:: Given information ::

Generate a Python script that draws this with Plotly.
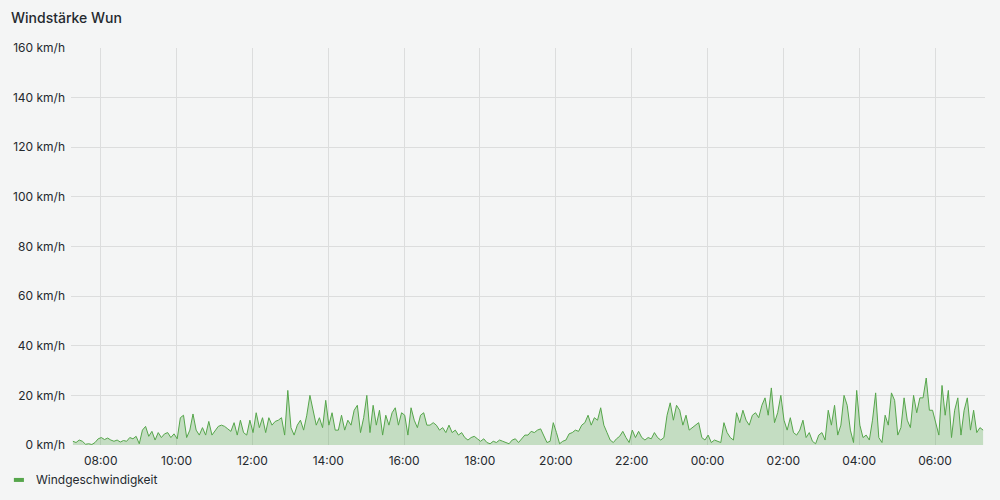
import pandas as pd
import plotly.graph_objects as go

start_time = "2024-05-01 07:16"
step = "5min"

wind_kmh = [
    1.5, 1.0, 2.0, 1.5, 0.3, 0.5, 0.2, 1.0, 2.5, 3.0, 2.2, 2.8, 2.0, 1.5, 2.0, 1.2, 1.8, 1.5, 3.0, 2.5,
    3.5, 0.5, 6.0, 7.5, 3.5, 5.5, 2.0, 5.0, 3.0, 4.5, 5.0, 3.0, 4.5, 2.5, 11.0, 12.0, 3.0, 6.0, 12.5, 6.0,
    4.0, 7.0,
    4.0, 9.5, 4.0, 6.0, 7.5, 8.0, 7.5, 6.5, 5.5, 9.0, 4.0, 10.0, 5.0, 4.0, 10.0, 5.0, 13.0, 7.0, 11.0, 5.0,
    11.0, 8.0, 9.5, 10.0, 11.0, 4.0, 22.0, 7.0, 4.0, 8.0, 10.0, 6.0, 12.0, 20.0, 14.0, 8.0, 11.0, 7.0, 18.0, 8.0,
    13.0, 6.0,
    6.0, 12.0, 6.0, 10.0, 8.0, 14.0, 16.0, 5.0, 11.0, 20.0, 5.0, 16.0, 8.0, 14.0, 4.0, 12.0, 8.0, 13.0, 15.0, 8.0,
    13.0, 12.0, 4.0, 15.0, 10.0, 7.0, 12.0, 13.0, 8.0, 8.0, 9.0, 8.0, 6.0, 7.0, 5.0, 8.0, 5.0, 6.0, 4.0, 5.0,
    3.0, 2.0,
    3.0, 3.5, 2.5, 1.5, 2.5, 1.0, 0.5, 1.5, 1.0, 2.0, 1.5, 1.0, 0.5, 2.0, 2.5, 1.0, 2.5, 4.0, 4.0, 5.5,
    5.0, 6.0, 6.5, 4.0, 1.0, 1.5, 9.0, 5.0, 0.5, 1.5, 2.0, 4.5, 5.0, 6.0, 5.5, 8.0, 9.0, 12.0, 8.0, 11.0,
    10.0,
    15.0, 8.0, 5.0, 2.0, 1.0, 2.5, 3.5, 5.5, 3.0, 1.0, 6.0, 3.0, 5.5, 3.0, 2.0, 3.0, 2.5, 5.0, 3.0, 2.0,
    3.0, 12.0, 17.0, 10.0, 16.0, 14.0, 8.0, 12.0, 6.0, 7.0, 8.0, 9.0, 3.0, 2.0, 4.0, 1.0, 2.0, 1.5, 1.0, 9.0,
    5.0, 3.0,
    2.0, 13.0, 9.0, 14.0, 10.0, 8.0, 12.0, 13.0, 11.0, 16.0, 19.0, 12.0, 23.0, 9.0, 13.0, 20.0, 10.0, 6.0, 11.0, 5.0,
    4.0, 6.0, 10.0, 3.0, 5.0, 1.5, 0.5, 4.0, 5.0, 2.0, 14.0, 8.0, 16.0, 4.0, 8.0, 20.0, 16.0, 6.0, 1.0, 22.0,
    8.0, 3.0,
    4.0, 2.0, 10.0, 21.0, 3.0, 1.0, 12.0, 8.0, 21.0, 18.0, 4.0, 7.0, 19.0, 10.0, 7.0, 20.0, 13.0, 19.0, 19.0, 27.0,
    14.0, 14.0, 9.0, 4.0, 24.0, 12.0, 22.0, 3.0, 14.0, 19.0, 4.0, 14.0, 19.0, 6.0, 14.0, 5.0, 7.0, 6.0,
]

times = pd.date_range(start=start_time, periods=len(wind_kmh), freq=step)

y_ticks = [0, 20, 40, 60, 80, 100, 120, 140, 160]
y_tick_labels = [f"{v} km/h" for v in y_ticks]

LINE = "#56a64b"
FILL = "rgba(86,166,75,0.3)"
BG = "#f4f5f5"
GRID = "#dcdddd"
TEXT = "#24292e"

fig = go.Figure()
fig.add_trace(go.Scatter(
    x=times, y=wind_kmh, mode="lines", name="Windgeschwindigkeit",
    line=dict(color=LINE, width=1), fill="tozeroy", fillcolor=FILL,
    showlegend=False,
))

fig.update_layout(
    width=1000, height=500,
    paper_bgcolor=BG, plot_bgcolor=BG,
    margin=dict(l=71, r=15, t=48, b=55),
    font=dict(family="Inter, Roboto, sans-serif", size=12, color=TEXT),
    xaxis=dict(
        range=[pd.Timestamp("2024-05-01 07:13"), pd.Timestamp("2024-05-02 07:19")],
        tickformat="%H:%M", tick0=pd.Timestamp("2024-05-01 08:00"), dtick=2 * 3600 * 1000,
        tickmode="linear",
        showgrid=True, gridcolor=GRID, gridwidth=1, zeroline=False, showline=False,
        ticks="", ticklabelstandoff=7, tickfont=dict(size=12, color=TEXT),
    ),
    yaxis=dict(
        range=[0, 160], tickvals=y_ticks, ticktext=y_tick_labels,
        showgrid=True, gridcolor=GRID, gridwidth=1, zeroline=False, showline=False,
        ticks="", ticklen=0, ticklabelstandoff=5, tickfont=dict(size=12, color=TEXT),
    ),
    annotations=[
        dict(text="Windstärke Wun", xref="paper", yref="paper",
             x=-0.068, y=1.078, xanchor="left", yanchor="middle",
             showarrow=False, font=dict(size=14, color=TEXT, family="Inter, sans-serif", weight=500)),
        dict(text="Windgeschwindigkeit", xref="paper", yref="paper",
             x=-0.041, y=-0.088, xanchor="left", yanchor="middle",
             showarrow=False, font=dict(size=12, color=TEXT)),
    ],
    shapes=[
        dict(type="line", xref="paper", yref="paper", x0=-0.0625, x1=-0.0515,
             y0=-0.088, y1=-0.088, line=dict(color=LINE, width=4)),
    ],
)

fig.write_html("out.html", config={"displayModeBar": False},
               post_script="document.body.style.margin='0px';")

:::

▸ Instruction: Working from the material above, transcribe it exactly while omitting pictures.

▸ Exercise response:
Generate a Python script that draws this with Plotly.
import pandas as pd
import plotly.graph_objects as go

start_time = "2024-05-01 07:16"
step = "5min"

wind_kmh = [
    1.5, 1.0, 2.0, 1.5, 0.3, 0.5, 0.2, 1.0, 2.5, 3.0, 2.2, 2.8, 2.0, 1.5, 2.0, 1.2, 1.8, 1.5, 3.0, 2.5,
    3.5, 0.5, 6.0, 7.5, 3.5, 5.5, 2.0, 5.0, 3.0, 4.5, 5.0, 3.0, 4.5, 2.5, 11.0, 12.0, 3.0, 6.0, 12.5, 6.0,
    4.0, 7.0,
    4.0, 9.5, 4.0, 6.0, 7.5, 8.0, 7.5, 6.5, 5.5, 9.0, 4.0, 10.0, 5.0, 4.0, 10.0, 5.0, 13.0, 7.0, 11.0, 5.0,
    11.0, 8.0, 9.5, 10.0, 11.0, 4.0, 22.0, 7.0, 4.0, 8.0, 10.0, 6.0, 12.0, 20.0, 14.0, 8.0, 11.0, 7.0, 18.0, 8.0,
    13.0, 6.0,
    6.0, 12.0, 6.0, 10.0, 8.0, 14.0, 16.0, 5.0, 11.0, 20.0, 5.0, 16.0, 8.0, 14.0, 4.0, 12.0, 8.0, 13.0, 15.0, 8.0,
    13.0, 12.0, 4.0, 15.0, 10.0, 7.0, 12.0, 13.0, 8.0, 8.0, 9.0, 8.0, 6.0, 7.0, 5.0, 8.0, 5.0, 6.0, 4.0, 5.0,
    3.0, 2.0,
    3.0, 3.5, 2.5, 1.5, 2.5, 1.0, 0.5, 1.5, 1.0, 2.0, 1.5, 1.0, 0.5, 2.0, 2.5, 1.0, 2.5, 4.0, 4.0, 5.5,
    5.0, 6.0, 6.5, 4.0, 1.0, 1.5, 9.0, 5.0, 0.5, 1.5, 2.0, 4.5, 5.0, 6.0, 5.5, 8.0, 9.0, 12.0, 8.0, 11.0,
    10.0,
    15.0, 8.0, 5.0, 2.0, 1.0, 2.5, 3.5, 5.5, 3.0, 1.0, 6.0, 3.0, 5.5, 3.0, 2.0, 3.0, 2.5, 5.0, 3.0, 2.0,
    3.0, 12.0, 17.0, 10.0, 16.0, 14.0, 8.0, 12.0, 6.0, 7.0, 8.0, 9.0, 3.0, 2.0, 4.0, 1.0, 2.0, 1.5, 1.0, 9.0,
    5.0, 3.0,
    2.0, 13.0, 9.0, 14.0, 10.0, 8.0, 12.0, 13.0, 11.0, 16.0, 19.0, 12.0, 23.0, 9.0, 13.0, 20.0, 10.0, 6.0, 11.0, 5.0,
    4.0, 6.0, 10.0, 3.0, 5.0, 1.5, 0.5, 4.0, 5.0, 2.0, 14.0, 8.0, 16.0, 4.0, 8.0, 20.0, 16.0, 6.0, 1.0, 22.0,
    8.0, 3.0,
    4.0, 2.0, 10.0, 21.0, 3.0, 1.0, 12.0, 8.0, 21.0, 18.0, 4.0, 7.0, 19.0, 10.0, 7.0, 20.0, 13.0, 19.0, 19.0, 27.0,
    14.0, 14.0, 9.0, 4.0, 24.0, 12.0, 22.0, 3.0, 14.0, 19.0, 4.0, 14.0, 19.0, 6.0, 14.0, 5.0, 7.0, 6.0,
]

times = pd.date_range(start=start_time, periods=len(wind_kmh), freq=step)

y_ticks = [0, 20, 40, 60, 80, 100, 120, 140, 160]
y_tick_labels = [f"{v} km/h" for v in y_ticks]

LINE = "#56a64b"
FILL = "rgba(86,166,75,0.3)"
BG = "#f4f5f5"
GRID = "#dcdddd"
TEXT = "#24292e"

fig = go.Figure()
fig.add_trace(go.Scatter(
    x=times, y=wind_kmh, mode="lines", name="Windgeschwindigkeit",
    line=dict(color=LINE, width=1), fill="tozeroy", fillcolor=FILL,
    showlegend=False,
))

fig.update_layout(
    width=1000, height=500,
    paper_bgcolor=BG, plot_bgcolor=BG,
    margin=dict(l=71, r=15, t=48, b=55),
    font=dict(family="Inter, Roboto, sans-serif", size=12, color=TEXT),
    xaxis=dict(
        range=[pd.Timestamp("2024-05-01 07:13"), pd.Timestamp("2024-05-02 07:19")],
        tickformat="%H:%M", tick0=pd.Timestamp("2024-05-01 08:00"), dtick=2 * 3600 * 1000,
        tickmode="linear",
        showgrid=True, gridcolor=GRID, gridwidth=1, zeroline=False, showline=False,
        ticks="", ticklabelstandoff=7, tickfont=dict(size=12, color=TEXT),
    ),
    yaxis=dict(
        range=[0, 160], tickvals=y_ticks, ticktext=y_tick_labels,
        showgrid=True, gridcolor=GRID, gridwidth=1, zeroline=False, showline=False,
        ticks="", ticklen=0, ticklabelstandoff=5, tickfont=dict(size=12, color=TEXT),
    ),
    annotations=[
        dict(text="Windstärke Wun", xref="paper", yref="paper",
             x=-0.068, y=1.078, xanchor="left", yanchor="middle",
             showarrow=False, font=dict(size=14, color=TEXT, family="Inter, sans-serif", weight=500)),
        dict(text="Windgeschwindigkeit", xref="paper", yref="paper",
             x=-0.041, y=-0.088, xanchor="left", yanchor="middle",
             showarrow=False, font=dict(size=12, color=TEXT)),
    ],
    shapes=[
        dict(type="line", xref="paper", yref="paper", x0=-0.0625, x1=-0.0515,
             y0=-0.088, y1=-0.088, line=dict(color=LINE, width=4)),
    ],
)

fig.write_html("out.html", config={"displayModeBar": False},
               post_script="document.body.style.margin='0px';")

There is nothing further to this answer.